#### TASK GOAL:
Retype all material exactly. Pictures stay out of the copy.

#### DATASET SECTION:
------
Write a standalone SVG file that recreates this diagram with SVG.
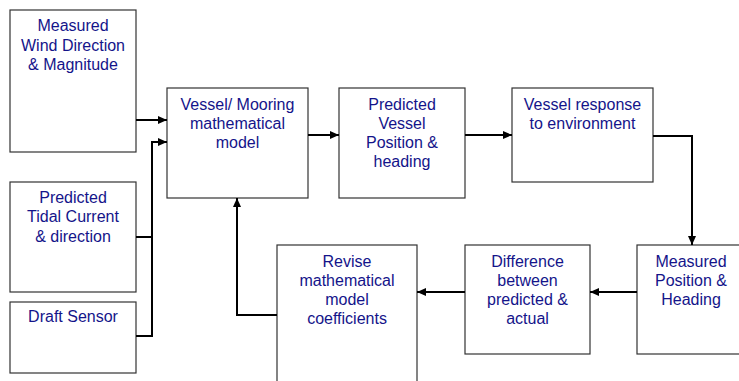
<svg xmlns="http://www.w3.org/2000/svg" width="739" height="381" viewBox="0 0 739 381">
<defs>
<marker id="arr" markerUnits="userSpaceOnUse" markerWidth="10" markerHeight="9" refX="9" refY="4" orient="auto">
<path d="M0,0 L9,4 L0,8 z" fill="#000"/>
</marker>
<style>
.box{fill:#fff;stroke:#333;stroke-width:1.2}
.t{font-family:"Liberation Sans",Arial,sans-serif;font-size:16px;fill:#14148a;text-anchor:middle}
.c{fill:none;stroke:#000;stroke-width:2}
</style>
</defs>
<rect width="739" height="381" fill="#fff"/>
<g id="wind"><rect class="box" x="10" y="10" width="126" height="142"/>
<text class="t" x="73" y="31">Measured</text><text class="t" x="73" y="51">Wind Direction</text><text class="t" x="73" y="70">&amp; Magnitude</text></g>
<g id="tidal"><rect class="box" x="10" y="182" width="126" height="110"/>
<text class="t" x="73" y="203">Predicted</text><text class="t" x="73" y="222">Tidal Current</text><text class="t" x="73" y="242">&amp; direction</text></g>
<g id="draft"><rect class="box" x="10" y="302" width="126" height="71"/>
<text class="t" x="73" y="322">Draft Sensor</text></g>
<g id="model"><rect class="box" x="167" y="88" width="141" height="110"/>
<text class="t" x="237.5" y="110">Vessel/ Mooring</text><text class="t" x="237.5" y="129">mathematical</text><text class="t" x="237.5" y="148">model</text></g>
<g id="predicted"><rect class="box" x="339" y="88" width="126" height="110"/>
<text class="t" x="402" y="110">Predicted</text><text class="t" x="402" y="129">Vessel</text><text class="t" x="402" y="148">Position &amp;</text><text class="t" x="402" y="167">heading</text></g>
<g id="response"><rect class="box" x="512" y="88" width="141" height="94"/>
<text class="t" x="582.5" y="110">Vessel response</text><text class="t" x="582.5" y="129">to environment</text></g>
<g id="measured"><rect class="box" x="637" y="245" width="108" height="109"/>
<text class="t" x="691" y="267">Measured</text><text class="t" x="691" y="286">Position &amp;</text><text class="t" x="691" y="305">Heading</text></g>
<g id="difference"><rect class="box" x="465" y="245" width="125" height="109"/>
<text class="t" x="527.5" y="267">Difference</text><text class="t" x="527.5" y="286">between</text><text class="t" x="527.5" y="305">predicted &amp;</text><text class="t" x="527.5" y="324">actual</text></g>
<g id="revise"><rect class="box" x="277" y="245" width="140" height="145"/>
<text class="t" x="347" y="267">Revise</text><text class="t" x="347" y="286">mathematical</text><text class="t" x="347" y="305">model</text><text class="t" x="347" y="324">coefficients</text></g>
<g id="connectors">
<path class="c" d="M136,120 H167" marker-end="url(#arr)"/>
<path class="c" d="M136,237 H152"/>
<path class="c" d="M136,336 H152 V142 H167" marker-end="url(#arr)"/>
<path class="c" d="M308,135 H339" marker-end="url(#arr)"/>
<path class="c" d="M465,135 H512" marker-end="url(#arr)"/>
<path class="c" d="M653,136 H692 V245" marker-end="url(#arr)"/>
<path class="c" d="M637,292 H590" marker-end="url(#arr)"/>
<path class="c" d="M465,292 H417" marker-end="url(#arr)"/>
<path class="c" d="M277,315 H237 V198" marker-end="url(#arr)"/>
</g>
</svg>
------
#### RESPONSE BELOW:
Write a standalone SVG file that recreates this diagram with SVG.
<svg xmlns="http://www.w3.org/2000/svg" width="739" height="381" viewBox="0 0 739 381">
<defs>
<marker id="arr" markerUnits="userSpaceOnUse" markerWidth="10" markerHeight="9" refX="9" refY="4" orient="auto">
<path d="M0,0 L9,4 L0,8 z" fill="#000"/>
</marker>
<style>
.box{fill:#fff;stroke:#333;stroke-width:1.2}
.t{font-family:"Liberation Sans",Arial,sans-serif;font-size:16px;fill:#14148a;text-anchor:middle}
.c{fill:none;stroke:#000;stroke-width:2}
</style>
</defs>
<rect width="739" height="381" fill="#fff"/>
<g id="wind"><rect class="box" x="10" y="10" width="126" height="142"/>
<text class="t" x="73" y="31">Measured</text><text class="t" x="73" y="51">Wind Direction</text><text class="t" x="73" y="70">&amp; Magnitude</text></g>
<g id="tidal"><rect class="box" x="10" y="182" width="126" height="110"/>
<text class="t" x="73" y="203">Predicted</text><text class="t" x="73" y="222">Tidal Current</text><text class="t" x="73" y="242">&amp; direction</text></g>
<g id="draft"><rect class="box" x="10" y="302" width="126" height="71"/>
<text class="t" x="73" y="322">Draft Sensor</text></g>
<g id="model"><rect class="box" x="167" y="88" width="141" height="110"/>
<text class="t" x="237.5" y="110">Vessel/ Mooring</text><text class="t" x="237.5" y="129">mathematical</text><text class="t" x="237.5" y="148">model</text></g>
<g id="predicted"><rect class="box" x="339" y="88" width="126" height="110"/>
<text class="t" x="402" y="110">Predicted</text><text class="t" x="402" y="129">Vessel</text><text class="t" x="402" y="148">Position &amp;</text><text class="t" x="402" y="167">heading</text></g>
<g id="response"><rect class="box" x="512" y="88" width="141" height="94"/>
<text class="t" x="582.5" y="110">Vessel response</text><text class="t" x="582.5" y="129">to environment</text></g>
<g id="measured"><rect class="box" x="637" y="245" width="108" height="109"/>
<text class="t" x="691" y="267">Measured</text><text class="t" x="691" y="286">Position &amp;</text><text class="t" x="691" y="305">Heading</text></g>
<g id="difference"><rect class="box" x="465" y="245" width="125" height="109"/>
<text class="t" x="527.5" y="267">Difference</text><text class="t" x="527.5" y="286">between</text><text class="t" x="527.5" y="305">predicted &amp;</text><text class="t" x="527.5" y="324">actual</text></g>
<g id="revise"><rect class="box" x="277" y="245" width="140" height="145"/>
<text class="t" x="347" y="267">Revise</text><text class="t" x="347" y="286">mathematical</text><text class="t" x="347" y="305">model</text><text class="t" x="347" y="324">coefficients</text></g>
<g id="connectors">
<path class="c" d="M136,120 H167" marker-end="url(#arr)"/>
<path class="c" d="M136,237 H152"/>
<path class="c" d="M136,336 H152 V142 H167" marker-end="url(#arr)"/>
<path class="c" d="M308,135 H339" marker-end="url(#arr)"/>
<path class="c" d="M465,135 H512" marker-end="url(#arr)"/>
<path class="c" d="M653,136 H692 V245" marker-end="url(#arr)"/>
<path class="c" d="M637,292 H590" marker-end="url(#arr)"/>
<path class="c" d="M465,292 H417" marker-end="url(#arr)"/>
<path class="c" d="M277,315 H237 V198" marker-end="url(#arr)"/>
</g>
</svg>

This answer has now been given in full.